PROMPT - Up to and including the line that contains "const plotY = [27, 64, 103, 174, 258];", write out each line of the material from its first line, exactly.
___
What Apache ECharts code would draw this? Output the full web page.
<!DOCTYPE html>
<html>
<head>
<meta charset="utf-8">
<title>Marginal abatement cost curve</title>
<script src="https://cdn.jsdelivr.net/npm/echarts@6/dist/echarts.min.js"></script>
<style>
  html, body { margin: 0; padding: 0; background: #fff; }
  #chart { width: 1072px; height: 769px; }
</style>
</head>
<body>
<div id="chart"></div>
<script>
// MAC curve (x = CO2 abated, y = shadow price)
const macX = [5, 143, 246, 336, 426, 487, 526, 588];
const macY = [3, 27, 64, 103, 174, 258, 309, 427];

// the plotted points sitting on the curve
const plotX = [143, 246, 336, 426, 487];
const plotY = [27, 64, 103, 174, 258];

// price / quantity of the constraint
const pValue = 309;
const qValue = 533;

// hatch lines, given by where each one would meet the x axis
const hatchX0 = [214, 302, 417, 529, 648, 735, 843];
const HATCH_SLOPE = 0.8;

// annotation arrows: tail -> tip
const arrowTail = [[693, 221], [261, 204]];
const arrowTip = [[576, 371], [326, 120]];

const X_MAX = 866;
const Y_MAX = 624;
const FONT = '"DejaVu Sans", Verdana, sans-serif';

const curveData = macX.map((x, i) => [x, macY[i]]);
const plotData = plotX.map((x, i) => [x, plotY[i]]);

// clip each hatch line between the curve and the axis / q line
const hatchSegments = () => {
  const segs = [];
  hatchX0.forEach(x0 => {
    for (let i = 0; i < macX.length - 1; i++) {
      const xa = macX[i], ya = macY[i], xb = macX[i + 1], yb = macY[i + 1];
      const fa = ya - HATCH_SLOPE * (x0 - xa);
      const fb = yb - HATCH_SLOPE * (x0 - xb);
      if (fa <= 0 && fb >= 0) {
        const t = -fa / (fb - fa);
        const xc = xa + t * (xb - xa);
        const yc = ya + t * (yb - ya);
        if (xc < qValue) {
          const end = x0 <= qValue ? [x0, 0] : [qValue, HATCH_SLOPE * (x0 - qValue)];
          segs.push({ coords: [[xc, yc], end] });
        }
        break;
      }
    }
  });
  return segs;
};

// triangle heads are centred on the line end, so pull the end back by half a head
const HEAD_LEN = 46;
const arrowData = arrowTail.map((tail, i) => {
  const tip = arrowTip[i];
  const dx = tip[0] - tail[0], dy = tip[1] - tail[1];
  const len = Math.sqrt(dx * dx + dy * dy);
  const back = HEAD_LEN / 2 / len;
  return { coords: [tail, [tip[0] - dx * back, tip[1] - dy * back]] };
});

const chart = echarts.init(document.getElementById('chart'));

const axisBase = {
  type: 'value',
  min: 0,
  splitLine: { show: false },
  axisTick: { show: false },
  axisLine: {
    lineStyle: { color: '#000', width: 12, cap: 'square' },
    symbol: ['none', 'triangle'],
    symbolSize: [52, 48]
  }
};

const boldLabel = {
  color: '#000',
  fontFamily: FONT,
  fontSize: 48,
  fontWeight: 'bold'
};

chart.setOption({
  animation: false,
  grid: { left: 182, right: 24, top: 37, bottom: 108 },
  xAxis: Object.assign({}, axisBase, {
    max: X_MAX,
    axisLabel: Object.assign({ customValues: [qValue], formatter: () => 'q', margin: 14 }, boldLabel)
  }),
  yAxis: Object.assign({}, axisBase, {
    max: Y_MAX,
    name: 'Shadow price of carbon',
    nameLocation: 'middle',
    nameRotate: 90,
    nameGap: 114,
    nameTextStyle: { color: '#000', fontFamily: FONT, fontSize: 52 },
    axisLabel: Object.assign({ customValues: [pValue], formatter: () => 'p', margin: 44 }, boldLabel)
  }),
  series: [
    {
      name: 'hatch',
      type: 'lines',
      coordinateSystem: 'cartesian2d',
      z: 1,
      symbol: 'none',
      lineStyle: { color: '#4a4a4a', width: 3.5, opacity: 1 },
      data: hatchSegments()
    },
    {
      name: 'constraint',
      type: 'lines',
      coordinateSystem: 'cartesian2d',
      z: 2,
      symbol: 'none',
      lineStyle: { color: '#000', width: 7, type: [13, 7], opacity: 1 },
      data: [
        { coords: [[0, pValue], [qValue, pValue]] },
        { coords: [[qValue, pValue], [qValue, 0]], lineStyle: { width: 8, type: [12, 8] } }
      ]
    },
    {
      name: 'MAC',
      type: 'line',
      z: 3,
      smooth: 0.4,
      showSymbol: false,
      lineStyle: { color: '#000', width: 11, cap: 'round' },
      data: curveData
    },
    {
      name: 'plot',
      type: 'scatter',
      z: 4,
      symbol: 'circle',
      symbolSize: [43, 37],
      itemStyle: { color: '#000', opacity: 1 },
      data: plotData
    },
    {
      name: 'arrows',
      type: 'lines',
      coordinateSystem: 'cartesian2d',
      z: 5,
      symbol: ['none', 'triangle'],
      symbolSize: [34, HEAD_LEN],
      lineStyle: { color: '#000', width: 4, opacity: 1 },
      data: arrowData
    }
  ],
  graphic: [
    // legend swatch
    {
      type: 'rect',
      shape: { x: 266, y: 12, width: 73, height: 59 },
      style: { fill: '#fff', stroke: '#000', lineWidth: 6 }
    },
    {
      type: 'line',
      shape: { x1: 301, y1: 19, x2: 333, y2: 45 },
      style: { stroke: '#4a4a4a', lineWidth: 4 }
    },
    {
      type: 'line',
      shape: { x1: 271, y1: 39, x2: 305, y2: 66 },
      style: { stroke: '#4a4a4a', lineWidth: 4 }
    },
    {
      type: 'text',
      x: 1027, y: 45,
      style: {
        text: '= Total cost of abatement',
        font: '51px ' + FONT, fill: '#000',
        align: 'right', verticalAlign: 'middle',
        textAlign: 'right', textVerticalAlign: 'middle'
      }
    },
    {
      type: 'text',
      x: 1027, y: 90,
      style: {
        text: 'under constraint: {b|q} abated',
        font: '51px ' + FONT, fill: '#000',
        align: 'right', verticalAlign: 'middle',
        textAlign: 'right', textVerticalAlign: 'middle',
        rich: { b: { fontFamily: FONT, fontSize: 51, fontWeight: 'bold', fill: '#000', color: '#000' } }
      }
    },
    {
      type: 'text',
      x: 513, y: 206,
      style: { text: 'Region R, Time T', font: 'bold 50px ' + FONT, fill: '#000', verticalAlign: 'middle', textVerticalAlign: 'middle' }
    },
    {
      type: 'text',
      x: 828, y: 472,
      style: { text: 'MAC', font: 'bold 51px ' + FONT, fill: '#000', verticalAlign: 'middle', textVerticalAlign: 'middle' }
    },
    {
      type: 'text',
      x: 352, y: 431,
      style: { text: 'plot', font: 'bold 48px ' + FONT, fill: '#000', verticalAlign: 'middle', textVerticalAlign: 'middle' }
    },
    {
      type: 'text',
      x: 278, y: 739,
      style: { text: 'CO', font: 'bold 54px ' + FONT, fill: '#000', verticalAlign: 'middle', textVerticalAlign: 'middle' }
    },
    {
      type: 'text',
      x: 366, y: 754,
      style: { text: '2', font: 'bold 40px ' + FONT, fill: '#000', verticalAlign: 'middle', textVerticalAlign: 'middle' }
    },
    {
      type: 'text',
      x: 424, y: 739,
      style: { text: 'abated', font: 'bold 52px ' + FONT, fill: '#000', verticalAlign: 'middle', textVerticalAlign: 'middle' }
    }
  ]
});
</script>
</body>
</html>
___
EXERCISE RESPONSE -
What Apache ECharts code would draw this? Output the full web page.
<!DOCTYPE html>
<html>
<head>
<meta charset="utf-8">
<title>Marginal abatement cost curve</title>
<script src="https://cdn.jsdelivr.net/npm/echarts@6/dist/echarts.min.js"></script>
<style>
  html, body { margin: 0; padding: 0; background: #fff; }
  #chart { width: 1072px; height: 769px; }
</style>
</head>
<body>
<div id="chart"></div>
<script>
// MAC curve (x = CO2 abated, y = shadow price)
const macX = [5, 143, 246, 336, 426, 487, 526, 588];
const macY = [3, 27, 64, 103, 174, 258, 309, 427];

// the plotted points sitting on the curve
const plotX = [143, 246, 336, 426, 487];
const plotY = [27, 64, 103, 174, 258];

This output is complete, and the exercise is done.